Speaking in support of the new measures, which will not have a limit decided in advance, ECB president Christine Lagarde, said the central bank was “capable of going big.” She said the ECB would rather not use the new program “but if we have to use it, we will not hesitate.”

On the same day as the new policy was announced, the Italian government, headed by former ECB president Mario Draghi, collapsed, increasing the danger of fragmentation amid fears that elections, scheduled for September, may not produce a stable government, let alone one capable of carrying out the kind of austerity measures being demanded to ensure financial support.

Added to the prospect of continuing financial and economic turbulence there is the issue of gas supplies to Germany from Russia. While Russia resumed supplies of gas via the Nord Stream 1 pipeline last week after its closure for maintenance, supplies were only running at 40 percent, casting doubt over whether sufficient reserves can be accumulated for the winter months.

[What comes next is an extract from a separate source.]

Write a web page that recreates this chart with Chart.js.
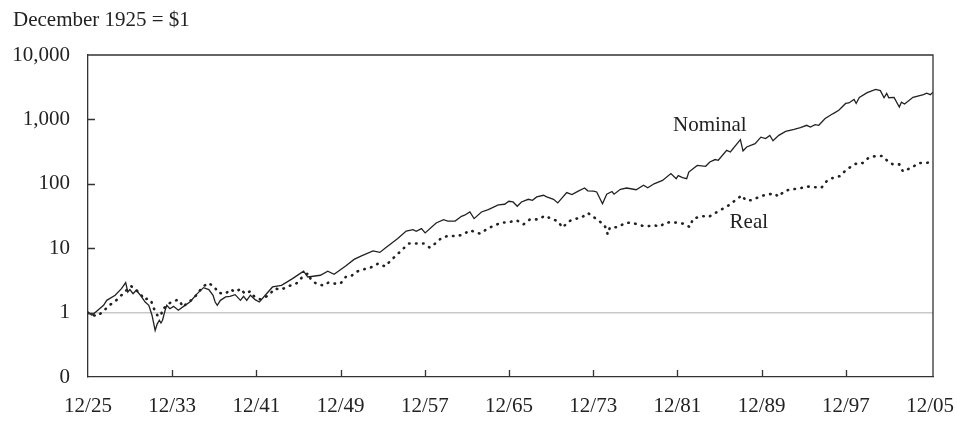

Yesterday, the situation worsened when the Russian gas producer, Gazprom, announced that exports through the pipeline would be cut to 20 percent because of problems in the return of a turbine undergoing repairs in Canada because of the sanctions regime imposed on Russia.

At the same time, the Ifo Institute, a major economic research organisation, warned: “Germany is on the threshold of recession.”

Summing up the problems confronting the ECB, Krishna Guha, head of policy and central bank strategy at the US investment bank Evercore told the FT that “the combination of a brewing giant stagflationary shock from weaponised Russian natural gas and a political crisis in Italy” was about as close to a “perfect storm as can be imagined.”

As Wall Street continues to gyrate, major investors have cut their allocations to equities to the lowest level since the collapse of Lehman Brothers in 2008, according to an article in the FT last week, reporting on a survey conducted by the Bank of America.

Michael Hartnett, chief investment strategist at the bank said investors had reached a “dire level” of pessimism over concerns that the tightening of monetary policy could lead to a broad slowdown in the global economy.